* [WHAT YOU WILL DO]: Please transcribe the listing below in full and word for word, without its pictures.

* [SOURCE MATERIAL]:
┄┄┄┄┄┄

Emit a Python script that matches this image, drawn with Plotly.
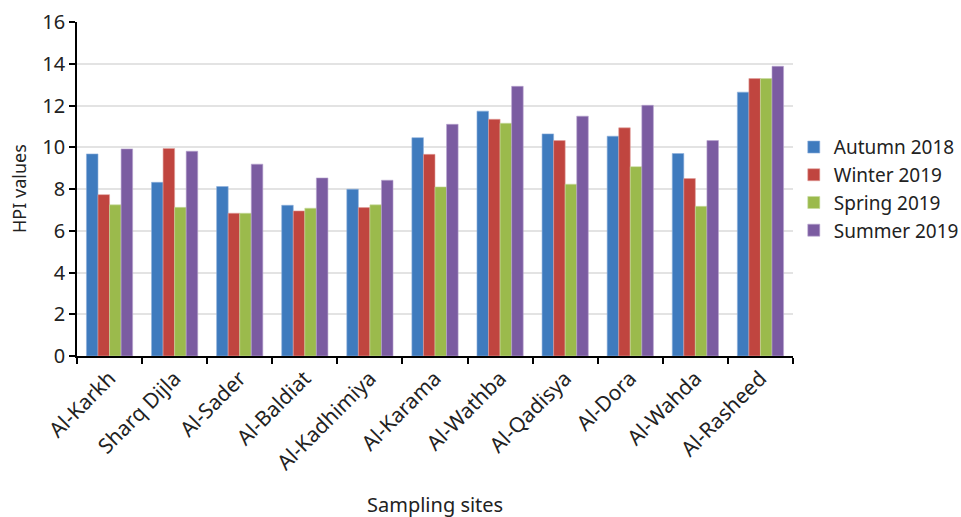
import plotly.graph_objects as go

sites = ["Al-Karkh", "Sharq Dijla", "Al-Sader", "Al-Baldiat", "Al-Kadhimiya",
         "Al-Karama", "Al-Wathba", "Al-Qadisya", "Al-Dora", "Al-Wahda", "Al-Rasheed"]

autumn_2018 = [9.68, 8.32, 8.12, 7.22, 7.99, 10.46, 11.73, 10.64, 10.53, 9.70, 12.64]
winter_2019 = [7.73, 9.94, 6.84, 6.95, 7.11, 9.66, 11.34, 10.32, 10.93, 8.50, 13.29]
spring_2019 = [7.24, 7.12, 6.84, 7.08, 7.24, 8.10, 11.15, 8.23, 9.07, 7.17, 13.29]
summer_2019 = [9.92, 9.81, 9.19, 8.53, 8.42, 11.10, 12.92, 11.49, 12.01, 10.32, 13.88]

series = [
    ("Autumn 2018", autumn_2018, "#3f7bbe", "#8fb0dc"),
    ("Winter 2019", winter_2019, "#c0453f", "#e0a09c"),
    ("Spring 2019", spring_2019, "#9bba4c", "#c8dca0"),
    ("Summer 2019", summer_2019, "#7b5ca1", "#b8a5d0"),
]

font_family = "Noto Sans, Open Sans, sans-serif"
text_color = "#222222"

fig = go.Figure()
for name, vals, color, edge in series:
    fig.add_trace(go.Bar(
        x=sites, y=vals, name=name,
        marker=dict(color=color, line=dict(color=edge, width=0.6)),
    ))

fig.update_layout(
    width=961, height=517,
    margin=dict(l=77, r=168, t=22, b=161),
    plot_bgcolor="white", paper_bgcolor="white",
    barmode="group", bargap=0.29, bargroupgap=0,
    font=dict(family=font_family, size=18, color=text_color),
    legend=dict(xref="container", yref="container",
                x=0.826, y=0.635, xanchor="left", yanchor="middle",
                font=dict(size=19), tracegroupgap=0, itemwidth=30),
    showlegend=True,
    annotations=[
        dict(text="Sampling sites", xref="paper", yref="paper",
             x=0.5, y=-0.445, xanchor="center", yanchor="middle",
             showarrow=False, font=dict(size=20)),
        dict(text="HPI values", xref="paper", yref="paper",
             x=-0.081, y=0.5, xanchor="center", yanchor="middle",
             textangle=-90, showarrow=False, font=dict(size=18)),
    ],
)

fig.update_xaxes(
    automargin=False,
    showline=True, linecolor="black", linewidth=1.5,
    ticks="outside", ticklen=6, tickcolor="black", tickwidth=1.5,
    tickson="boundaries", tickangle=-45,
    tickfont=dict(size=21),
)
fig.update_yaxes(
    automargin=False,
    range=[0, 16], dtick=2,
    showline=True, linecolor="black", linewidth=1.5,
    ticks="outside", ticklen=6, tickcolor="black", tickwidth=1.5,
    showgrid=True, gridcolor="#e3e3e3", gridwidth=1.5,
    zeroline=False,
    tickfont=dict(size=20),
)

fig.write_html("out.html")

┄┄┄┄┄┄

* [RESULT]:
Emit a Python script that matches this image, drawn with Plotly.
import plotly.graph_objects as go

sites = ["Al-Karkh", "Sharq Dijla", "Al-Sader", "Al-Baldiat", "Al-Kadhimiya",
         "Al-Karama", "Al-Wathba", "Al-Qadisya", "Al-Dora", "Al-Wahda", "Al-Rasheed"]

autumn_2018 = [9.68, 8.32, 8.12, 7.22, 7.99, 10.46, 11.73, 10.64, 10.53, 9.70, 12.64]
winter_2019 = [7.73, 9.94, 6.84, 6.95, 7.11, 9.66, 11.34, 10.32, 10.93, 8.50, 13.29]
spring_2019 = [7.24, 7.12, 6.84, 7.08, 7.24, 8.10, 11.15, 8.23, 9.07, 7.17, 13.29]
summer_2019 = [9.92, 9.81, 9.19, 8.53, 8.42, 11.10, 12.92, 11.49, 12.01, 10.32, 13.88]

series = [
    ("Autumn 2018", autumn_2018, "#3f7bbe", "#8fb0dc"),
    ("Winter 2019", winter_2019, "#c0453f", "#e0a09c"),
    ("Spring 2019", spring_2019, "#9bba4c", "#c8dca0"),
    ("Summer 2019", summer_2019, "#7b5ca1", "#b8a5d0"),
]

font_family = "Noto Sans, Open Sans, sans-serif"
text_color = "#222222"

fig = go.Figure()
for name, vals, color, edge in series:
    fig.add_trace(go.Bar(
        x=sites, y=vals, name=name,
        marker=dict(color=color, line=dict(color=edge, width=0.6)),
    ))

fig.update_layout(
    width=961, height=517,
    margin=dict(l=77, r=168, t=22, b=161),
    plot_bgcolor="white", paper_bgcolor="white",
    barmode="group", bargap=0.29, bargroupgap=0,
    font=dict(family=font_family, size=18, color=text_color),
    legend=dict(xref="container", yref="container",
                x=0.826, y=0.635, xanchor="left", yanchor="middle",
                font=dict(size=19), tracegroupgap=0, itemwidth=30),
    showlegend=True,
    annotations=[
        dict(text="Sampling sites", xref="paper", yref="paper",
             x=0.5, y=-0.445, xanchor="center", yanchor="middle",
             showarrow=False, font=dict(size=20)),
        dict(text="HPI values", xref="paper", yref="paper",
             x=-0.081, y=0.5, xanchor="center", yanchor="middle",
             textangle=-90, showarrow=False, font=dict(size=18)),
    ],
)

fig.update_xaxes(
    automargin=False,
    showline=True, linecolor="black", linewidth=1.5,
    ticks="outside", ticklen=6, tickcolor="black", tickwidth=1.5,
    tickson="boundaries", tickangle=-45,
    tickfont=dict(size=21),
)
fig.update_yaxes(
    automargin=False,
    range=[0, 16], dtick=2,
    showline=True, linecolor="black", linewidth=1.5,
    ticks="outside", ticklen=6, tickcolor="black", tickwidth=1.5,
    showgrid=True, gridcolor="#e3e3e3", gridwidth=1.5,
    zeroline=False,
    tickfont=dict(size=20),
)

fig.write_html("out.html")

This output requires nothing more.